GCAS February Field Trip - Providence Cone
02/25/2020
Providence Cone is located east of Deming, jutting upward from the surrounding flatlands. Locals know it as Rattlesnake Peak and there is a good reason for that name. As long as one stays alert Providence Cone makes for a good wintertime field trip as twenty-eight hardy GCAS members demonstrated on February 2, 2020.
Features of interest in the easier, more level portions of the area include a few difficult-to-find petroglyphs and grinding holes, and an area of rubbing rocks where megafauna like mastodon and bison groomed themselves some 10,000 years ago.

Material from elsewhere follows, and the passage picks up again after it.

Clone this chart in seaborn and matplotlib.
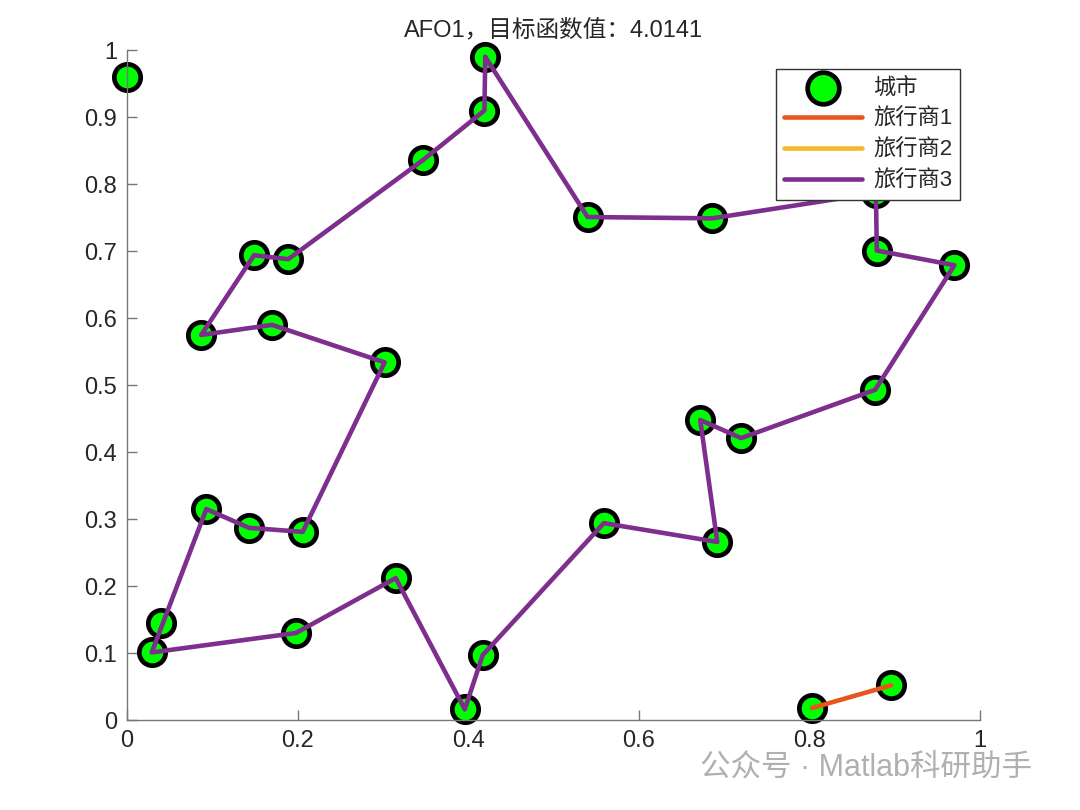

A report by E. Breck Parkman, Senior State Archaeologist for the California State Parks, mentions in passing:
Other rubbing rock occurrences have been identified elsewhere in North America. In the Southwest, LeRoy Unglaub and Ekkehart Molatki have documented rubbing rocks at Cornudas Mountain, Alamo Mountain, Providence Cone, and Akela Flat in New Mexico. They have also found them at Hueco Tanks in Texas. The Hueco Tanks and Cornudas Mountain sites were first proposed as rubbing rock occurrences in the 1940s (Lang 1941, 1947).
The hardier among our GCAS group scaled Providence Cone to find even more petroglyphs. (That's our Marilyn Gendron giving her interpretation of a spiral petroglyph in that photo up there.) The group's reward was a breathtaking panoramic view of the entire Las Cruces west mesa and more. Thanks go to the GCAS's own Torie Grass for sharing her photo with us!